* **The task**
Start at the line where "Reproduce this chart with matplotlib." appears and end at the line where "import matplotlib.pyplot as plt" appears; repeat those lines exactly, both ends included, leaving pictures behind.

* **Task data**
= = =
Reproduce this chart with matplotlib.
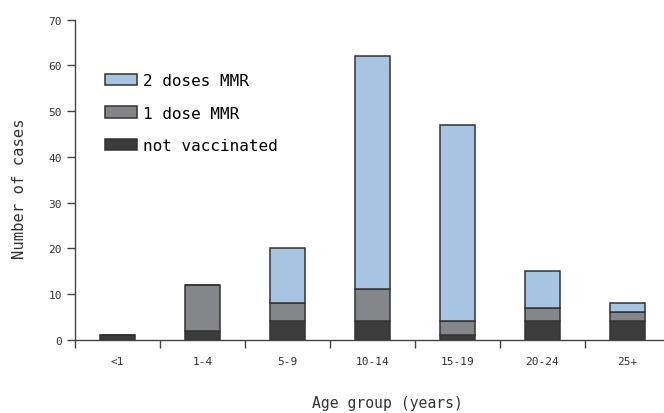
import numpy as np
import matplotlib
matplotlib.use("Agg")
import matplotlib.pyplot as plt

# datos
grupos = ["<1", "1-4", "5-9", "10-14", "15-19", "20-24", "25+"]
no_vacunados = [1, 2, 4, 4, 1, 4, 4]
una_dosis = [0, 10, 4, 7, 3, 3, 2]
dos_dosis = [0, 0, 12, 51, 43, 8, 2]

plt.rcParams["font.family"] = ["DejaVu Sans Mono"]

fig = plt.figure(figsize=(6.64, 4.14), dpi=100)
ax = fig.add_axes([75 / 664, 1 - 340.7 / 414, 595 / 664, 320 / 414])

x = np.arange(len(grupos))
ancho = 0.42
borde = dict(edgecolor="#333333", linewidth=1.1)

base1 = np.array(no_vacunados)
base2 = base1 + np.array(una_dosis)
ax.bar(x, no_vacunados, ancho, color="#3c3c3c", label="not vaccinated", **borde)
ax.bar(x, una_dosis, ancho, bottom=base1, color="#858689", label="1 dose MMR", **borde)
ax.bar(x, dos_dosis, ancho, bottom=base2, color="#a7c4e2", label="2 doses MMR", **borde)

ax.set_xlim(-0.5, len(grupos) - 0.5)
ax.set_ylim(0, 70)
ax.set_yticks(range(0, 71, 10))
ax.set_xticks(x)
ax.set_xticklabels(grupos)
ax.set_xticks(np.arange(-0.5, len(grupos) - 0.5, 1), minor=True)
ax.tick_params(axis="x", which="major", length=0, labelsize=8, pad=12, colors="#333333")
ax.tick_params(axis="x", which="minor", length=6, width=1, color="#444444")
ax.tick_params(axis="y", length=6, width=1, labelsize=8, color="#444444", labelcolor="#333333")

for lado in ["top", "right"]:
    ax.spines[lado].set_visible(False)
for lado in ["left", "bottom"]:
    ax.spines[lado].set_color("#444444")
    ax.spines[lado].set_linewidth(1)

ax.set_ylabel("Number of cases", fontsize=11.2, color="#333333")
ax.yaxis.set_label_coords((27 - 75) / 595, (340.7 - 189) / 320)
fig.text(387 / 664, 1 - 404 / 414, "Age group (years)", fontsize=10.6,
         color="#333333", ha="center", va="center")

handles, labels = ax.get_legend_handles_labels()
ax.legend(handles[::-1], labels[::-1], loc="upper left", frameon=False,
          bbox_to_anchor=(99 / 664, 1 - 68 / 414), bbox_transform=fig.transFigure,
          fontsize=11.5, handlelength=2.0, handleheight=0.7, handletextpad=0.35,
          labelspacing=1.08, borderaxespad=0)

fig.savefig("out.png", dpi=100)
= = =
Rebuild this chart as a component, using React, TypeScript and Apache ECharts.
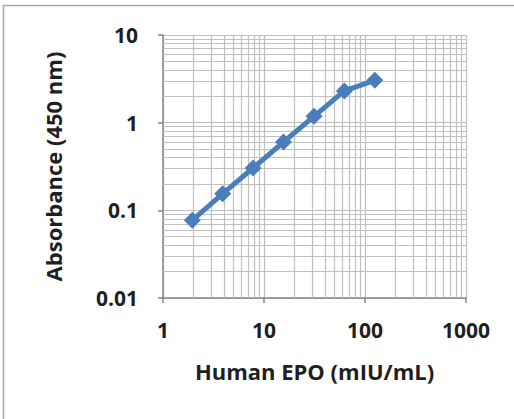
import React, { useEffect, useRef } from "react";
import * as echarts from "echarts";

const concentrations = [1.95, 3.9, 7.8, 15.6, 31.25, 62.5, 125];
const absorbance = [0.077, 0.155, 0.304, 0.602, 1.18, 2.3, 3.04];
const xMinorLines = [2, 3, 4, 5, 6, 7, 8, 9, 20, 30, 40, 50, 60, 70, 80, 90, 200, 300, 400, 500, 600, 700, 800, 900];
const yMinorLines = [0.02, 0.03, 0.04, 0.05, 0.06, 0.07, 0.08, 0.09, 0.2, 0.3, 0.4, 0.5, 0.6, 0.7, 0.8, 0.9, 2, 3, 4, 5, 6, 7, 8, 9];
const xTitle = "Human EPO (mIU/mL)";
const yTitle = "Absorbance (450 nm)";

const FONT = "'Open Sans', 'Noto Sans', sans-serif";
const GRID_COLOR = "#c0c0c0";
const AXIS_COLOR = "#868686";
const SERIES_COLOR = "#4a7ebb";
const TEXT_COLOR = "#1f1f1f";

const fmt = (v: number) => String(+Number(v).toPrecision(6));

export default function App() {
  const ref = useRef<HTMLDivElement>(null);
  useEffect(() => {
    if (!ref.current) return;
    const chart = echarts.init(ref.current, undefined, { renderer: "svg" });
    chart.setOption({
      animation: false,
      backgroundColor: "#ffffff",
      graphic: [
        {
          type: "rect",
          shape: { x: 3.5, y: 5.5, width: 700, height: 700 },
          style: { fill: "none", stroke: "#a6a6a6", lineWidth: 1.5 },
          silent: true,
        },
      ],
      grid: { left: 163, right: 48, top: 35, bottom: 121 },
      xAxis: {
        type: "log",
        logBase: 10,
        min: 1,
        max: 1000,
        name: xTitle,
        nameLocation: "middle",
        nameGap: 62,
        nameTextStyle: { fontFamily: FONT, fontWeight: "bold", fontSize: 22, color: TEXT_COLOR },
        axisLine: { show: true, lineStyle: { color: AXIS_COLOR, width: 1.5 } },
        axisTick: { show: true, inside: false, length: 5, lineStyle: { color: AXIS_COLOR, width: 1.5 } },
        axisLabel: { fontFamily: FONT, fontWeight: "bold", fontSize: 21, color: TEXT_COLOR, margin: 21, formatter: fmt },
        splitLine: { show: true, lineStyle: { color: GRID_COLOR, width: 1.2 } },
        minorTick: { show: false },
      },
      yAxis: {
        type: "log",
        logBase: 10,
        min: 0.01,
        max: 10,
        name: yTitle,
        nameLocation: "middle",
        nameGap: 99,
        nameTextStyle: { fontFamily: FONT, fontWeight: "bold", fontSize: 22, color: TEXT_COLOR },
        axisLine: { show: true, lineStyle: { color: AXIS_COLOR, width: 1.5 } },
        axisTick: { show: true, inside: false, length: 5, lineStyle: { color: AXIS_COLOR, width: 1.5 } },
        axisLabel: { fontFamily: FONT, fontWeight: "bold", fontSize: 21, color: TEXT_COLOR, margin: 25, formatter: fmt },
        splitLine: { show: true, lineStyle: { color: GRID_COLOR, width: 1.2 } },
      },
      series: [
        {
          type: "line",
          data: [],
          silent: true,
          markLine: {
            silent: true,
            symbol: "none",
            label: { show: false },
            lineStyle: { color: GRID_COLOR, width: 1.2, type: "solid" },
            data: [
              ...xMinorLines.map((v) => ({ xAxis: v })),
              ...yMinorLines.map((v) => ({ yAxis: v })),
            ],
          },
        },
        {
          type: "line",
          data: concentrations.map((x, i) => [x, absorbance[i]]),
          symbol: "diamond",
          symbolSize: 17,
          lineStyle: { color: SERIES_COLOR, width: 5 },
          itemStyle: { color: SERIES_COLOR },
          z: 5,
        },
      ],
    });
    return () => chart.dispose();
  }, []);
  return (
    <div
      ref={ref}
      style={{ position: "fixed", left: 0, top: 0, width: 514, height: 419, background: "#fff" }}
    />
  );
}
= = =
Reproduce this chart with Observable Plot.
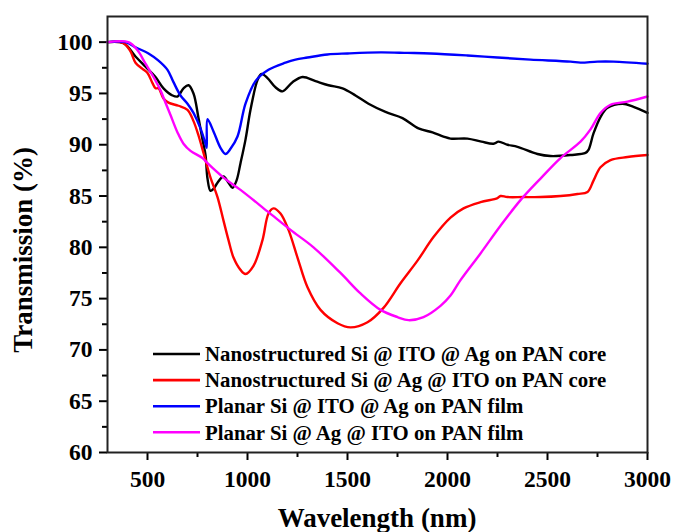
= = =
* **Response below**
Reproduce this chart with matplotlib.
import numpy as np
import matplotlib
matplotlib.use("Agg")
import matplotlib.pyplot as plt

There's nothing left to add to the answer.